While investigating this, we discovered two potentially relevant bugs:

  • The checkerboarding telemetry code sometimes wrongly considers a scrollable element to be checkerboarding when it's actually not (tracked in bug 1713547). This happens when the element does not have a displayport set, for whatever reason. In such cases, the actual behaviour is that the viewport is painted instead, but the telemetry code treats this situation as if nothing was painted.
  • OOP iframes sometimes do not get displayports, thereby making them particularly affected by the previous bug. It looks like this happens when the iframe's viewport is overflow:hidden, and only so long as the iframe is not interacted with. This is being fixed in bug 1709460.

These bugs suggest that the reported telemetry with Fission enabled may paint a worse picture than what is actually the case. I think a good first step is to fix these and see how they affect the telemetry numbers.

Flags: needinfo?(botond)
See Also: → 1709460

(In reply to Timothy Nikkel (:tnikkel) from comment #4)

I'm not sure how it could be involved, but there are two prefs that are related to this area that have different behaviour for fission apz.prefer_jank_minimal_displayports and apz.wr.activate_all_scroll_frames_when_fission. I don't think they would cause this, but if they were misbehaving or there was some other interaction that we didn't understand they could be involved.
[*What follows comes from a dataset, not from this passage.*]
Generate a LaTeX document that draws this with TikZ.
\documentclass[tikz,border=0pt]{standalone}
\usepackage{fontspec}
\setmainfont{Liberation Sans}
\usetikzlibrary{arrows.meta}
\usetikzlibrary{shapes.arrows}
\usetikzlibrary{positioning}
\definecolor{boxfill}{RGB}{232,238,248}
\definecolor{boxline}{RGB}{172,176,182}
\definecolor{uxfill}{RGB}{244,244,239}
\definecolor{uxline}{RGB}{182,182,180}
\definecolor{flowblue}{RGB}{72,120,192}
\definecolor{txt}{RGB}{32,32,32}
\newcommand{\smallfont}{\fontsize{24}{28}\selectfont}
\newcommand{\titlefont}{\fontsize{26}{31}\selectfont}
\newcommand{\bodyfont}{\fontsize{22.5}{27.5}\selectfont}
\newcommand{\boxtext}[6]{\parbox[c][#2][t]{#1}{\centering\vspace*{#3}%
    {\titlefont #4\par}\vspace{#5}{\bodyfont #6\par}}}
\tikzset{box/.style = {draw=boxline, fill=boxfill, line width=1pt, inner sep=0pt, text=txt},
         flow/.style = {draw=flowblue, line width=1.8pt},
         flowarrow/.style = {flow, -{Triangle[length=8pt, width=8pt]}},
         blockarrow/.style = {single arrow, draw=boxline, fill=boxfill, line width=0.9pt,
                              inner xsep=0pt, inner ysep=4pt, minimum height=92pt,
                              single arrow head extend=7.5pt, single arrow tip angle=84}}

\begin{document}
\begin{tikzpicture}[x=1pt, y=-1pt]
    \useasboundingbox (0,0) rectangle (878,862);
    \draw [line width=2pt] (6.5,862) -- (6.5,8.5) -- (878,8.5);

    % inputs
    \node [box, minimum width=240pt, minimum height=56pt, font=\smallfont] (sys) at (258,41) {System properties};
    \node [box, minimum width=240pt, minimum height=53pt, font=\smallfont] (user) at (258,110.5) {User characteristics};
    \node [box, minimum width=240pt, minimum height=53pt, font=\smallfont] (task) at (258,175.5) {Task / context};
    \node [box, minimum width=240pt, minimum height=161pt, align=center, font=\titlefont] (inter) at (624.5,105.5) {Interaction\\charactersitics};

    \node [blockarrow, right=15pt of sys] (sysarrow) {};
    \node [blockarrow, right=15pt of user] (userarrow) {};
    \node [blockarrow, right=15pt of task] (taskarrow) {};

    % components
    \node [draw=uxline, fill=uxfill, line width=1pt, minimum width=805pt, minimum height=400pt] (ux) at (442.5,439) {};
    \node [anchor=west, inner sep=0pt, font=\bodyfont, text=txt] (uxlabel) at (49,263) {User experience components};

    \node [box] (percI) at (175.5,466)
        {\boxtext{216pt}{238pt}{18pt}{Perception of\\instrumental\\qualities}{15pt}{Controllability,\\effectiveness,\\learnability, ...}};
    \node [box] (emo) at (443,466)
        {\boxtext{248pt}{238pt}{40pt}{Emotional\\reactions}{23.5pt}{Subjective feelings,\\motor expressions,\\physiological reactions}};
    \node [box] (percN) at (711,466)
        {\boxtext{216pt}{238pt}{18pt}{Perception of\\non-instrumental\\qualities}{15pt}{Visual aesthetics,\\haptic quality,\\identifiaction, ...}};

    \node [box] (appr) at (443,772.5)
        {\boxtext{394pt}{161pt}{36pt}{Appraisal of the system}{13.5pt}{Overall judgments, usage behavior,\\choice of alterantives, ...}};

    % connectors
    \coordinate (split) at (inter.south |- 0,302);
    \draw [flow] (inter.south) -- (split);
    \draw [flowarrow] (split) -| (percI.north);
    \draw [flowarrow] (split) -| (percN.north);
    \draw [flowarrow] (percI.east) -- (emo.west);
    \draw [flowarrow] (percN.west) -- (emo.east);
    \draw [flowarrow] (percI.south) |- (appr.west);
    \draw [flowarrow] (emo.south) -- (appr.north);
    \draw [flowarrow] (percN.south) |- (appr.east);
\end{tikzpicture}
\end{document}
Summarizing our discussion about these prefs:

  • apz.wr.activate_all_scroll_frames_when_fission is required for correctness (bug 1675547). I don't think we can reasonably turn this off for experimentation purposes.
  • apz.prefer_jank_minimal_displayports could be turned off for experimentation purposes (though, based on what this pref does, I would expect turning it off will only increase checkerboarding). It could be something to consider trying to rule out bugs related to it.

(In reply to Chris Peterson [:cpeterson] from comment #5)

  • Do we have local benchmarks for CHECKERBOARDING_SEVERITY that we can profile with Fission?

To my knowledge, we currently do not have such benchmarks. We could possibly look into developing some, perhaps using existing performance tests as a starting point.

  • What is considered a big regression for CHECKERBOARDING_SEVERITY? From our Fission experiment in Beta 89, checkerboarding is more likely for all Fission users, but users who currently see very little checkerboarding with e10s might see a 1000% regression with Fission (increasing from ~20 to ~2000 "severity points"), while users who currently see a lot of checkerboarding with e10s might see "only" a 100% regression with Fission (increasing from ~10,000 to 25,000 "severity points"). Are those actually big differences?

I don't really have a good answer for this yet, but I'll summarize my understanding so far:

  • The checkerboarding telemetry code considers a "checkerboarding event" to be a contiguous sequence of composited frames where each frame has a non-zero number of pixels of checkerboarding.
  • At the end of every checkerboarding event, three metrics about the event (duration, peak, and severity) are accumulated into telemetry histograms. The severity is computed as the sum, over each composited frame that's part of the event, of the number of pixels of checkerboarding for that frame multipled by the duration of the frame in milliseconds; we then take the square root of this sum for reporting purposes to make sure it fits into a 32-bit value.
  • So, e.g. an event with 2000 severity points represents 4 million pixel-milliseconds of checkerboarding. That could be e.g. a 1000x100 pixel area checkerboarding for 40 ms (~3 frames).
  • As far as I can tell, each checkerboarding event is reported independently (that is, data about events within a session are not aggregated in any way).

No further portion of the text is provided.